Collecting gasoline taxes is a pretty straightforward proposition. A gallon of gasoline has physical dimensions and is only sold at specified locations — gas stations — where taxes are built into the pump price.

Now consider how owners of the Nissan Leaf — some 25,000 people who already put deposits down on the electric car — will charge up. They might plug in at home, at work, at the train station, or a friend’s house.

Who is responsible for collecting and paying the taxes? Is it the local utility? The charging station owner? My pal Chris?

Parsing that out is going to take not only smart charging technology that knows to charge me and not Chris, but some sophisticated software and billing systems, something utilities are not necessarily equipped to handle. At least, not just yet.

“Maybe the utilities won’t be part of it but that tax has to be collected,” Schurr says. “I’ve talked to utilities and said we fully expect there will be an excise tax put on electricity that will go toward transportation. Some utilities are expecting every charge post will be separately metered for that purpose.”

And that, of course, creates a potential economic bonanza for Big Blue and its competitors.

“Orchestrating all these business process changes for utilities is IBM’s opportunity,” says Schurr, who formerly ran California utility PG&E’s electric vehicle program back in the “Who Killed the Electric Car” era of the 1990s. “It’s doing it in an orderly way so the barriers to building public infrastructure or private infrastructure in your garage and operating it in smart charging mode are low.”

In other words, IBM will create a software platform to integrate services offered by electric car infrastructure companies like Better Place and Coulomb Technologies with the utilities grid management and billing operations — a vastly more complicated matter than plunking down a gas station on the corner of a well-traveled intersection.

The idea is to create software standards and processes that can be used by the U.S.’s 3,000 utilities.

Schurr believes that over time most electric car drivers will top off their batteries at public charging posts rather than by plugging in at a charging station installed in their garage. After all, unless you’re Mr. Burns or Donald Trump, you probably don’t have a gas pump in your garage.

“In California, people don’t have garages if they live in the cities,” says Schurr. “In the suburbs, it’s a two-car garage with one car in it and another car in the driveway.”  Drivers, he notes, may be reluctant to spend $2,000 to install a charging station in their garage if they can plug in at the train station or other public charging spot.

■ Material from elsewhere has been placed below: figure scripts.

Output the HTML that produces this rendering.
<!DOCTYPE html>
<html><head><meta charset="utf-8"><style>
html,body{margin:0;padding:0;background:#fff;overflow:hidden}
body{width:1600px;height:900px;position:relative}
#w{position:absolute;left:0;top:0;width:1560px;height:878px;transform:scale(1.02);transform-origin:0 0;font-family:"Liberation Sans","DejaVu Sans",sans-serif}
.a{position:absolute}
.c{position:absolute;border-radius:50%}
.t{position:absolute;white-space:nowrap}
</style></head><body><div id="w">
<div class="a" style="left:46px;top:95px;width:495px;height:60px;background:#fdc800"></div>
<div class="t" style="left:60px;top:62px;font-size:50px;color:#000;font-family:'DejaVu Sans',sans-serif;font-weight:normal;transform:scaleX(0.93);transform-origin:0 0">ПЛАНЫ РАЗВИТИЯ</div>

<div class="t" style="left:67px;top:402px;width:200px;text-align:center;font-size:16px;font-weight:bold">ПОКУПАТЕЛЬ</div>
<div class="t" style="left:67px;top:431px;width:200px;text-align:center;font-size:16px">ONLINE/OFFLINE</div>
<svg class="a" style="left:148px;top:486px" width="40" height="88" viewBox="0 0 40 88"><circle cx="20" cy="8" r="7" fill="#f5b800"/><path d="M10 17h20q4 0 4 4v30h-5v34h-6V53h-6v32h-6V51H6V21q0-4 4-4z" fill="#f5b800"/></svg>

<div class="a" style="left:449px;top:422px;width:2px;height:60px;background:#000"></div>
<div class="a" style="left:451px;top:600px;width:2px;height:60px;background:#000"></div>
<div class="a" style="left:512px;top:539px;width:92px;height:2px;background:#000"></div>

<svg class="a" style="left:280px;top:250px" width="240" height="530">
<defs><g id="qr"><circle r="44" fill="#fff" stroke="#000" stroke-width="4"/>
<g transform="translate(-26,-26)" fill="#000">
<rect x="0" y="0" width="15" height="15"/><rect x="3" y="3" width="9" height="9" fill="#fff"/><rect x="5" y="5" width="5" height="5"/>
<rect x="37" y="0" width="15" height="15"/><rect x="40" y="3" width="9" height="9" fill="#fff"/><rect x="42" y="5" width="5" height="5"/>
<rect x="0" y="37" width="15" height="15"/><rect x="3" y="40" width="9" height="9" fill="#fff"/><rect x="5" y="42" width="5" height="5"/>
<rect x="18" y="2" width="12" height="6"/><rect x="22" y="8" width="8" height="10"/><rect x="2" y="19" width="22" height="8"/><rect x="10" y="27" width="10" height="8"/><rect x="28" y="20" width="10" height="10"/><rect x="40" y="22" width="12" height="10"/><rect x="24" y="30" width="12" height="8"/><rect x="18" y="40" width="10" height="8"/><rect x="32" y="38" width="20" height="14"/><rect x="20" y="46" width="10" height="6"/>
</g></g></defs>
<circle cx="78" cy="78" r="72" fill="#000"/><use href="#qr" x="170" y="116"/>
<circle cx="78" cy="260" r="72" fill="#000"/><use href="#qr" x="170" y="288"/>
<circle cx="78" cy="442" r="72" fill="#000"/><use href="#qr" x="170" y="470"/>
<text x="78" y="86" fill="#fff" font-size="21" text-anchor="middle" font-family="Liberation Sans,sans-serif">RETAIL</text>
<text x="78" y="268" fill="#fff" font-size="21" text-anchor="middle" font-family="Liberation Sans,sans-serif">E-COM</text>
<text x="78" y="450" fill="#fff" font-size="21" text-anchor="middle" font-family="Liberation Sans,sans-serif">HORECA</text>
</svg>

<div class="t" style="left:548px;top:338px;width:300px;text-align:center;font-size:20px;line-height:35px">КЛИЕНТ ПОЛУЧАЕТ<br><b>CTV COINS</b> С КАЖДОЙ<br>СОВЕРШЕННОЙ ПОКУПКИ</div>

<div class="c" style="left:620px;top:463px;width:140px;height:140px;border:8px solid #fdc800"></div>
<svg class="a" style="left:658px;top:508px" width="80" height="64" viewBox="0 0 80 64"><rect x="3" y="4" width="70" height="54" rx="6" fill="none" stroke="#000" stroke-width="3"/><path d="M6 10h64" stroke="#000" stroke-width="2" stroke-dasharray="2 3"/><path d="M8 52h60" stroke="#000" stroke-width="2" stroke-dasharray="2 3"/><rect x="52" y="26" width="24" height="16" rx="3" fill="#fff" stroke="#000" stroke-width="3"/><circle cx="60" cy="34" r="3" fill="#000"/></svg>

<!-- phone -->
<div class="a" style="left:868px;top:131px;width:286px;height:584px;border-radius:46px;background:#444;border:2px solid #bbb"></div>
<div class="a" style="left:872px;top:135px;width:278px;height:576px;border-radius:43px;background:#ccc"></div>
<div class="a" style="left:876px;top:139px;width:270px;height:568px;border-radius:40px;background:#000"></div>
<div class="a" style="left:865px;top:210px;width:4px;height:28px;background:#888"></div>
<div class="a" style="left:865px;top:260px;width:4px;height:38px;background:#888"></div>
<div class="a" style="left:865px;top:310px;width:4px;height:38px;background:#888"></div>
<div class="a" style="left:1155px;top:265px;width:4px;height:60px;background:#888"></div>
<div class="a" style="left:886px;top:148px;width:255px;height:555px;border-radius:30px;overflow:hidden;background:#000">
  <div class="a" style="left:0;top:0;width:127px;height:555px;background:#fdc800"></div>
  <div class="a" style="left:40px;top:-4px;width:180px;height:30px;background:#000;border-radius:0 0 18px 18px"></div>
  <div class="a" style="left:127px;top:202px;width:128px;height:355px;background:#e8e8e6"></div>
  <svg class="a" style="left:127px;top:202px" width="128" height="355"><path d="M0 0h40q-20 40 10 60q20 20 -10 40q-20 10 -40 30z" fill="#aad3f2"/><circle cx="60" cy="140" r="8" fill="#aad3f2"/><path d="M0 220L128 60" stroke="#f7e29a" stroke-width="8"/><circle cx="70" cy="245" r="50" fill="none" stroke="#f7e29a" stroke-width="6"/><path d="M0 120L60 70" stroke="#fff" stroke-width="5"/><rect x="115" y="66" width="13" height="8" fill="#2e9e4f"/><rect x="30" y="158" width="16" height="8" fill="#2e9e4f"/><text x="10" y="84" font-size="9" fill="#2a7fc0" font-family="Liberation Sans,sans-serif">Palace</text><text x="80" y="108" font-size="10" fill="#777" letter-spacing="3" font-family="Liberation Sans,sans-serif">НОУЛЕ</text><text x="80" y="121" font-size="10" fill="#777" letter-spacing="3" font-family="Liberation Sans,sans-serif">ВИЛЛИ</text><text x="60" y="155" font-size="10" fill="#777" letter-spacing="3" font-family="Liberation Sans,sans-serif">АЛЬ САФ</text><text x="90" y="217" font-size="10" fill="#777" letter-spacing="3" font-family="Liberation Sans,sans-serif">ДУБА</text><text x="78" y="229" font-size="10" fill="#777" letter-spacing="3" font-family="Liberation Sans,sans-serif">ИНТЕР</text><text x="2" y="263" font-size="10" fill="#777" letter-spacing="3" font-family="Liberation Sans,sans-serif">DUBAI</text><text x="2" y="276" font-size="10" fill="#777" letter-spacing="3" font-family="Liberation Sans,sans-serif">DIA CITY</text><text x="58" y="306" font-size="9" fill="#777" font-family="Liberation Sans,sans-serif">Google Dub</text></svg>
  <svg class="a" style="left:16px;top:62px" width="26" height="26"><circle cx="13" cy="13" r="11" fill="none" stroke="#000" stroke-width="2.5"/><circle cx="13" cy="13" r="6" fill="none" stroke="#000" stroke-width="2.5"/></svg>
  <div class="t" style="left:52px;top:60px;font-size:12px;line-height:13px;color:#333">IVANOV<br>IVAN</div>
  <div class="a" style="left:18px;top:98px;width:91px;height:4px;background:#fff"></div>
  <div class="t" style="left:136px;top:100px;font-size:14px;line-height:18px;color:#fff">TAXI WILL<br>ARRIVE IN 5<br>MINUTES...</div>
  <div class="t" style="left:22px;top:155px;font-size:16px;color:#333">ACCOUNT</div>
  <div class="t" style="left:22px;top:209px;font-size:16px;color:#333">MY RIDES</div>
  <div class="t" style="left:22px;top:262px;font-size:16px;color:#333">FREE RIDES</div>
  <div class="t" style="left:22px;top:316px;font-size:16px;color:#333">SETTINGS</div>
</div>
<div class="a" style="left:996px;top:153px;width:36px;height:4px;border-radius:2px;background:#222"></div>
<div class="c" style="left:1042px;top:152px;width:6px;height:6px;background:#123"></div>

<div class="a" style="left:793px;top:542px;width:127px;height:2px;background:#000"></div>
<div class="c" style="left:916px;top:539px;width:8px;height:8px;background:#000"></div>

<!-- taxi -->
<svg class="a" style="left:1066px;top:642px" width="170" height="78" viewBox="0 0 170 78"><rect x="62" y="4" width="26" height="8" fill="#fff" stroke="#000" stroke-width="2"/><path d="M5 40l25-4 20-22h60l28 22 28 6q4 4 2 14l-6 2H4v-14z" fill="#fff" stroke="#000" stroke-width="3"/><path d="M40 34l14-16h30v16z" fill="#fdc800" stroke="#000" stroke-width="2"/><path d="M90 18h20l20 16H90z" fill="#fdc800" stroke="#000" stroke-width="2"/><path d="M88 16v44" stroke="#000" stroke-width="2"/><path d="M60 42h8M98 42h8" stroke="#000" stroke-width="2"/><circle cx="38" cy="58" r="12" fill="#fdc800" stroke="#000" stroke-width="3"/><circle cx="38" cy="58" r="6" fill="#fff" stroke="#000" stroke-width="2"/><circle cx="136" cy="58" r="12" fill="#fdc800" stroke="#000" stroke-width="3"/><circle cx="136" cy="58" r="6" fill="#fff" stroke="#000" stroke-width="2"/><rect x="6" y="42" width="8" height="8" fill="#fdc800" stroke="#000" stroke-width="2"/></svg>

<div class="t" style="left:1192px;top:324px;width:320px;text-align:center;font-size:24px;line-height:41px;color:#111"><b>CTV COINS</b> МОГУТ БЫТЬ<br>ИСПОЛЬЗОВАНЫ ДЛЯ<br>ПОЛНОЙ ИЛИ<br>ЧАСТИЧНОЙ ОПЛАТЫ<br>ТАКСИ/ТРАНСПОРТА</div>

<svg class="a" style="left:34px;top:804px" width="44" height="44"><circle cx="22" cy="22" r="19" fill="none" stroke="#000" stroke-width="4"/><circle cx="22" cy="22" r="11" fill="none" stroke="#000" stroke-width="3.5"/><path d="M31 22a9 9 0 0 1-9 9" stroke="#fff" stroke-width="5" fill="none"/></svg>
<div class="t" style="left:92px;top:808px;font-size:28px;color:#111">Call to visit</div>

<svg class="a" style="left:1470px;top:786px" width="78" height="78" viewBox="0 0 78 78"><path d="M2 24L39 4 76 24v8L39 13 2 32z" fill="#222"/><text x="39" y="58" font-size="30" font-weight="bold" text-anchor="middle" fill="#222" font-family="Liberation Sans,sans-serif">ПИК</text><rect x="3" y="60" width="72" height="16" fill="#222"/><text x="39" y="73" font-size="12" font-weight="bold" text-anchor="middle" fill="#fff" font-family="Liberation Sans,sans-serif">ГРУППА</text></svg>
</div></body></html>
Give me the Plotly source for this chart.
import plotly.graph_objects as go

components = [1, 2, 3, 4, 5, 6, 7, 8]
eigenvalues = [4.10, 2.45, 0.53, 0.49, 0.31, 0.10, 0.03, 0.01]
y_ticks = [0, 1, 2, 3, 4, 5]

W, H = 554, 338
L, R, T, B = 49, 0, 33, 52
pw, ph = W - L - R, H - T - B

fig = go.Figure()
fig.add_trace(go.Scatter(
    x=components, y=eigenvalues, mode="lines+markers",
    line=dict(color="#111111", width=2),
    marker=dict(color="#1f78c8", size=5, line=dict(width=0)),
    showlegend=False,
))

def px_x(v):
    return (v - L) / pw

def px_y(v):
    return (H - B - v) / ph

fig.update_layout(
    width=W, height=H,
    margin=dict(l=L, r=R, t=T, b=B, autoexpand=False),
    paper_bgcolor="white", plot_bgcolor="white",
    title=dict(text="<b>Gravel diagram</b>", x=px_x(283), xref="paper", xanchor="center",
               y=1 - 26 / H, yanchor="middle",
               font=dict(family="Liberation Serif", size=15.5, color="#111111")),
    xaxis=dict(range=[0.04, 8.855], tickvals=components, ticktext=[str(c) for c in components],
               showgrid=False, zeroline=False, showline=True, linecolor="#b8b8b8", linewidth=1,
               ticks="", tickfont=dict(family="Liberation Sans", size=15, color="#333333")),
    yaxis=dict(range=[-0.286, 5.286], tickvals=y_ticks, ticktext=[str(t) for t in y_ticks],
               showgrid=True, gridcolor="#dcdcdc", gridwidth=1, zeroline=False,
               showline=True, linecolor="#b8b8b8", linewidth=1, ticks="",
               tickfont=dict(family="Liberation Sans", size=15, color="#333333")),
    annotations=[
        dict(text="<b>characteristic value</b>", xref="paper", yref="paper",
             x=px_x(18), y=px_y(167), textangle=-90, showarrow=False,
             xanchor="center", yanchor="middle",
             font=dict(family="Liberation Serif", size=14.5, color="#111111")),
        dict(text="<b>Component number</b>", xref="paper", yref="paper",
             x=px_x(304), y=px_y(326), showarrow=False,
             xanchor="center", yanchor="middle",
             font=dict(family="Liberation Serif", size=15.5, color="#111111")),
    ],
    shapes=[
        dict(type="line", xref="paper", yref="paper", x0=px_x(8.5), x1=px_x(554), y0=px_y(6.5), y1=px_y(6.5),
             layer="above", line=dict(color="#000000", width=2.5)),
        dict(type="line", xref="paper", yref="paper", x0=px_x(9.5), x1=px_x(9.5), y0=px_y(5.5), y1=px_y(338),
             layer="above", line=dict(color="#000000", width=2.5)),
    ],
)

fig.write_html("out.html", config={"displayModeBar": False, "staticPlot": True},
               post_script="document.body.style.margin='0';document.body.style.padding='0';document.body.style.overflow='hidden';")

Then there’s the economies-of-scale issue. Schurr argues it’s much cheaper to roll out a hundred identical public charging posts at a mall or office park than to install a hundred individual home charging stations in garages that will have to be separately inspected and possibly rewired depending on their voltage capacity.

And that charging infrastructure could not only create more sustainable cities but new economic opportunities for retailers, restaurants and other local businesses.

“I don’t think we can underestimate the amount of interest in public charging,” Schurr says. “Electric car owners are going to be a well-heeled demographic that you’ll want to attract. If you’re a restaurant, you want people to come and stay for a couple of hours so you might roll in two hours of free charging.”

In other words, some power with your power lunch.